The Discussion Paper proposed a series of measures to regulate litigation funding. The measures centred around a new proposed "litigation funding licence", which litigation funders would require in order to operate in Australia. The Commission proposed that litigation funding licences should require third-party litigation funders to:

  • do all things necessary to ensure that their services are provided efficiently, honestly and fairly;

  • ensure all communications with class members and potential class members are clear, honest and accurate;

  • have adequate arrangements for managing conflicts of interest;

  • have sufficient resources (including financial, technological and human resources);

  • have adequate risk management systems;

  • have a compliant dispute resolution system; and

  • be audited annually.

In relation to the "sufficient resources" point, there was a proposal that litigation funders should be required to comply with capital adequacy requirements in order to ensure that they are able to meet their obligations. That is, so that they can pay all of the plaintiff's legal fees and pay security for the defendant's costs in all of the cases they work on.

The thinking is that if a litigation funder fails financially, it could leave both the plaintiff and the defendant exposed—the plaintiff may have to pay any unpaid legal fees to their own lawyers and, if the case is unsuccessful, will have to pay the defendant's costs; and the defendant would probably not be able to recover its costs from the plaintiff if the defendant is successful, as class actions are hugely expensive and no ordinary person would be able to pay an adverse costs order running into the millions or tens of millions of dollars.

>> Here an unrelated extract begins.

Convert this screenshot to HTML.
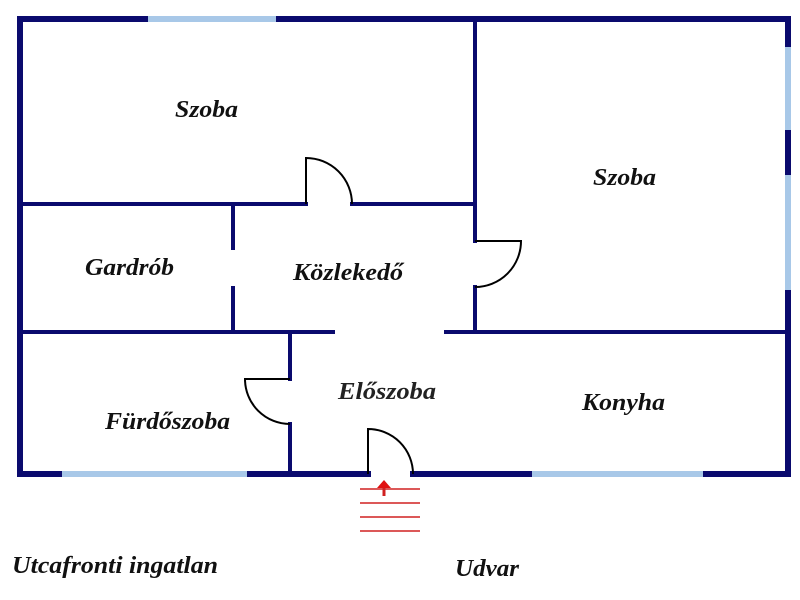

A few counter-arguments were made in the submissions I co-authored (see above). I won't go into them all now (and I encourage you to read the submissions), but in summary:

  • that kind of regulation is prohibitively expensive and would likely shut smaller litigation funders out of the market, thereby denying access to justice for many people;

  • there is no evidence that there is much risk of the ALRC's concerns actually coming to pass, as there has been only one identified instance of a litigation funder failing in the 22 years that litigation funders have been active in Australia, and the proposed regulations would not have prevented that one instance of failure from happening; and

  • even in the one instance of a litigation funder failing, the only people who were left out of pocket were the plaintiff's lawyers.

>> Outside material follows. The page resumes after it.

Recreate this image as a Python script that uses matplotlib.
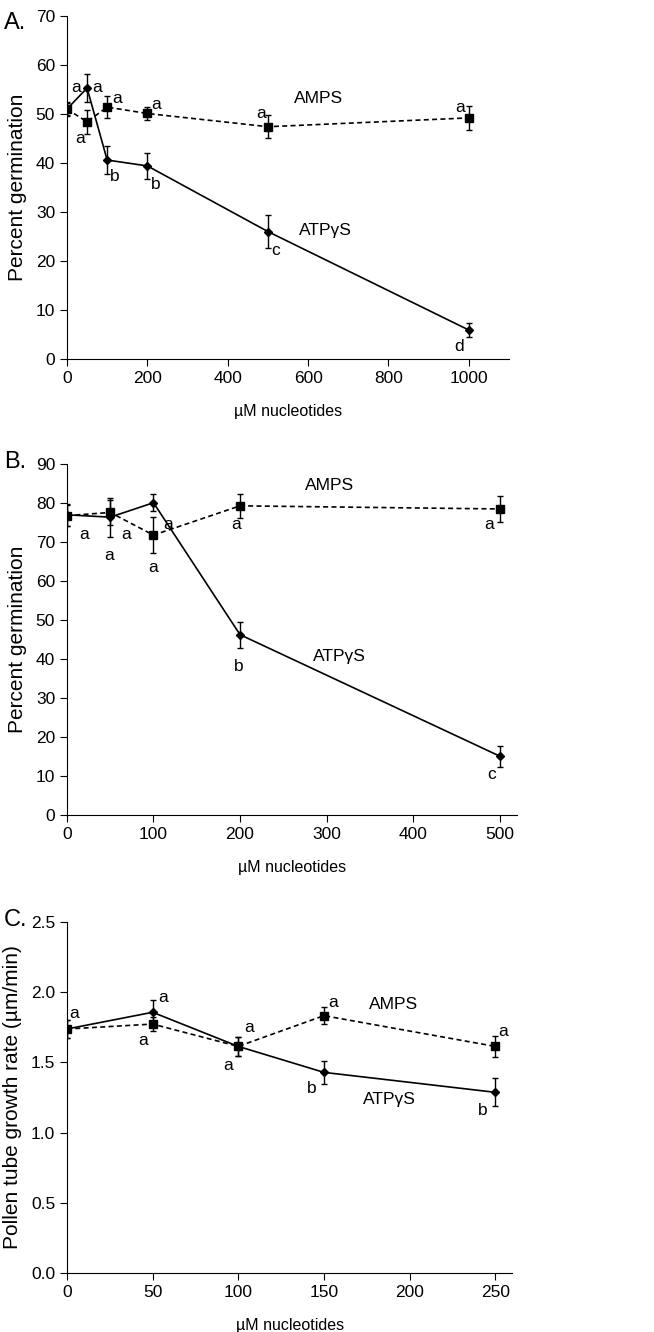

The cornerstone of the proposed scheme was going to be regulation by the Australian Securities and Investments Commission ("ASIC"). ASIC is the regulator responsible for most of the financial industry, including all AFSL-related issues, and it was foreshadowed that the litigation funding licence would be similar in practice to the AFSL. In fact, from what the Commission said in the recent post-submission consultation seminars, it was leaning towards just requiring litigation funders to obtain an AFSL, rather than creating a whole new separate licensing regime.

ASIC Throws a Spanner in the Works

Given the central role that ASIC is proposed to be playing in the new regulatory scheme, you would expect the Commission to have consulted with ASIC before making the proposals. I cannot say for sure whether this was done, but there are definitely some indications that ASIC was inexplicably left out of the whole process.

Having finally been alerted to what the ALRC is proposing for it to be doing, ASIC does not seem too happy about it. In a submission made well after the submissions deadline had theoretically closed, ASIC has come out and said that there is probably no need for a litigation funding licensing scheme, but if one is introduced then ASIC is not the appropriate regulator.

In fact, ASIC makes many of the arguments that we made in the submissions that I was involved in authoring, including that litigation funding is very different from regulated financial service providers, such as lenders, financial planners, and insurers. As ASIC put it, "[t]he AFS licensing regime is focused on the conduct of financial services, and the activities of litigation funders do not sit neatly within the regime".

As ASIC points out, and as we said in the NSW Young Lawyers submission (which I think was the only submission other than ASIC to say this), most of the issues that arise in relation to litigation funding are more closely related to legal services than financial services, and so the appropriate regulator would be the Legal Services Commissioner, not ASIC. The problem of course is that there is no federal Legal Services Commissioner, so in lieu of that option the ALRC has proposed that ASIC should be the regulator for litigation funders, which has a little bit of a "square peg, round hole" problem.

Another issue ASIC raises is that the proposal that litigation funders be required to hold a minimum level of capital buffers in order to ensure that they are able to meet their obligations would effectively be prudential regulation of the kind that is applied by the Australian Prudential Regulation Authority ("APRA"), and not by ASIC.

Prudential regulation is extremely expensive and so is only applied to the largest financial institutions: banks, building societies and credit unions (authorised deposit-taking institutions), life and general insurance and reinsurance companies, private health insurers, friendly societies and superannuation funds (excluding self-managed funds). The reason it is applied to these entities is the huge systemic risk that their failure represents. That is, those entities are "too big to fail", and so there is a system in place to minimise the risk of their failure.

The same is not true of litigation funders. There are about 25 of them in Australia. They have been active for about 22 years and, in that time, only one has failed, and that failure caused very little harm. If the entire litigation funding industry collapsed tomorrow it would be a tragedy for access to justice in Australia, but it would be unlikely to have much impact beyond the few thousand people who are receiving litigation funding services, and the only impact it would have for most of them is that they would be unable to pursue their legal claims for want of funds. Compared with the risk of, say, a large bank collapsing, the risks posed by litigation funders are more or less insignificant. As ASIC says in its submission, "given ASIC’s risk-based approach to regulation, it seems unlikely [regulation of litigation funding] would be a main focus of our work even if we had jurisdiction for it."

In other words, the ALRC is proposing a radical and unprecedented extension of a highly onerous style of regulation to an industry that poses no real systemic risk to Australia's economy. Viewed in those terms, it seems very undesirable to adopt the proposals—and it certainly seems as though the proposed regulator has no appetite for it. It will be interesting to see how ASIC's response affects the ALRC's ultimate report.

On a final upbeat note, this is possibly the first time in history that a regulator has come out publicly and said that it does not want its role to be expanded. Good job ASIC!.